# Task objective
Copy whichever lines contain the string "this".

# Excerpted data

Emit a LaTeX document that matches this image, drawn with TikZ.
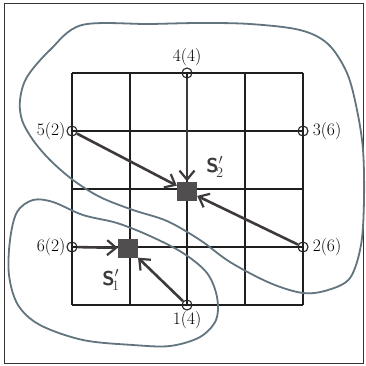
\documentclass[tikz,border=0pt]{standalone}
\usetikzlibrary{arrows.meta}
\definecolor{bluegray}{RGB}{98,116,126}
\definecolor{ink}{RGB}{62,58,60}
\begin{document}
\begin{tikzpicture}[x=1pt,y=-1pt,
 gridline/.style={line width=1.5pt, draw=black!88},
 term/.style={circle, draw=black!85, line width=1.1pt, minimum size=10pt, inner sep=0pt},
 lbl/.style={font=\fontsize{17.5}{20}\selectfont, inner sep=1pt},
 hub/.style={fill=ink!90, minimum width=20pt, minimum height=19pt, inner sep=0pt},
 flow/.style={line width=2.6pt, draw=ink, -{Straight Barb[length=9pt,width=15pt,line width=2.2pt]}},
 outline/.style={line width=1.8pt, draw=bluegray},
 hand/.style={font=\sffamily\bfseries\fontsize{20}{22}\selectfont, text=ink, inner sep=0pt},
 ]
\useasboundingbox (0,0) rectangle (366,365);
\fill[white] (0,0) rectangle (366,365);
\draw[line width=0.9pt, black!80] (4,3) rectangle (363,363);
% grid
\foreach \x in {72,130,187,245,303} {
  \draw[gridline] (\x,73) -- (\x,305);
}
\foreach \y in {73,131,189,247,305} {
  \draw[gridline] (72,\y) -- (303,\y);
}
% hand-drawn regions
\draw[outline] plot[smooth cycle, tension=0.55] coordinates {
 (82,25) (150,24) (200,23) (250,24) (300,30) (328,44) (347,73) (357,110) (363,150)
 (364,200) (361,245) (350,278) (328,290) (303,293) (270,283) (230,262) (200,240)
 (167,221) (133,210) (100,197) (73,180) (50,160) (33,140) (22,120) (20,100) (27,77) (50,50)};
\draw[outline] plot[smooth cycle, tension=0.55] coordinates {
 (33,200) (53,202) (83,215) (117,223) (150,236) (183,253) (207,273) (217,297) (216,320)
 (200,337) (170,346) (133,345) (83,340) (40,325) (18,305) (9,275) (10,240) (17,212)};
% terminals
\node[term] (n4) at (187,73) {};
\node[term] (n5) at (72,131) {};
\node[term] (n3) at (303,131) {};
\node[term] (n6) at (72,247) {};
\node[term] (n2) at (303,247) {};
\node[term] (n1) at (187,305) {};
\node[lbl, anchor=south] (t4) at (n4.north) {4(4)};
\node[lbl, anchor=east] (t5) at (n5.west) {5(2)};
\node[lbl, anchor=west] (t3) at ([xshift=3pt]n3.east) {3(6)};
\node[lbl, anchor=east] (t6) at (n6.west) {6(2)};
\node[lbl, anchor=west] (t2) at ([xshift=3pt]n2.east) {2(6)};
\node[lbl, anchor=north] (t1) at (n1.south) {1(4)};
% hubs
\node[hub] (s2) at (187,191) {};
\node[hub] (s1) at (128,248) {};
\node[hand] (l2) at (215,167) {S$'_{\!2}$};
\node[hand] (l1) at (111,280) {S$'_{\!1}$};
% flows
\draw[flow] (n4) -- (s2);
\draw[flow] (n5) -- (s2);
\draw[flow] (n2) -- (s2);
\draw[flow] (n6) -- (s1);
\draw[flow] (n1) -- (s1);
\end{tikzpicture}
\end{document}
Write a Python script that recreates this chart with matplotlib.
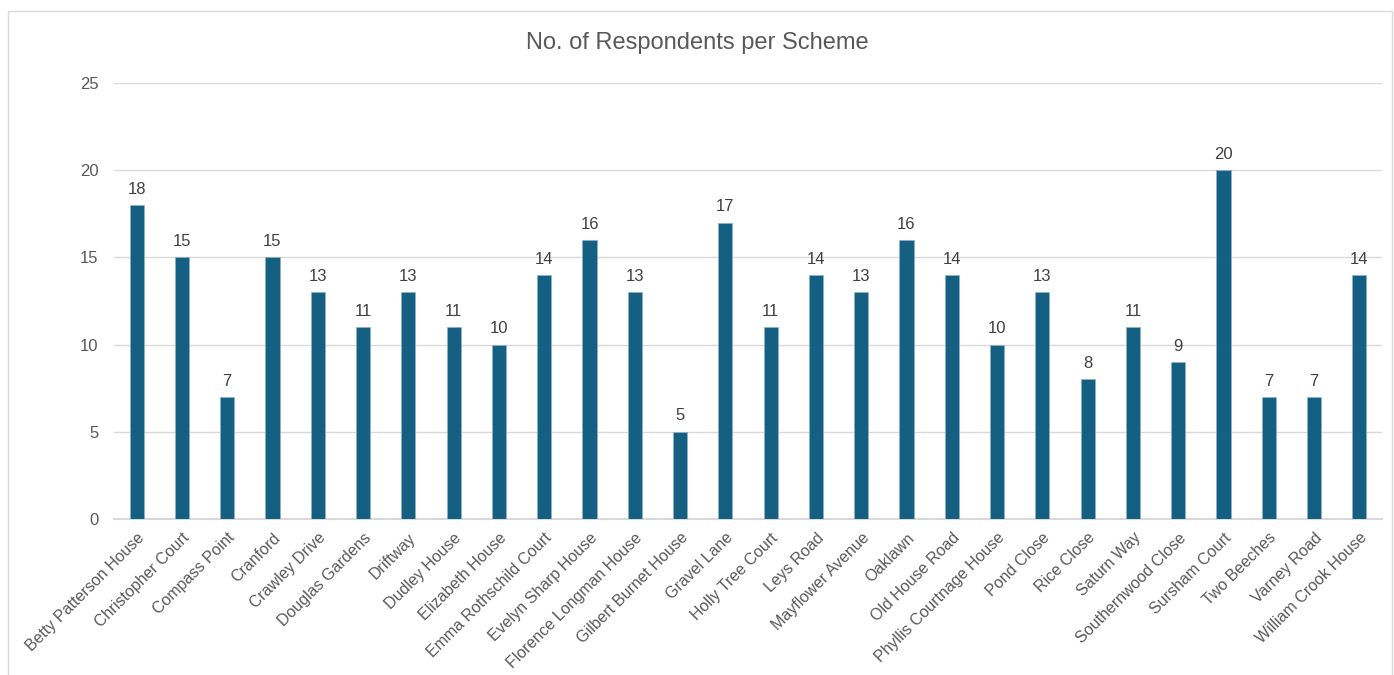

# Correct output
Emit a LaTeX document that matches this image, drawn with TikZ.
Write a Python script that recreates this chart with matplotlib.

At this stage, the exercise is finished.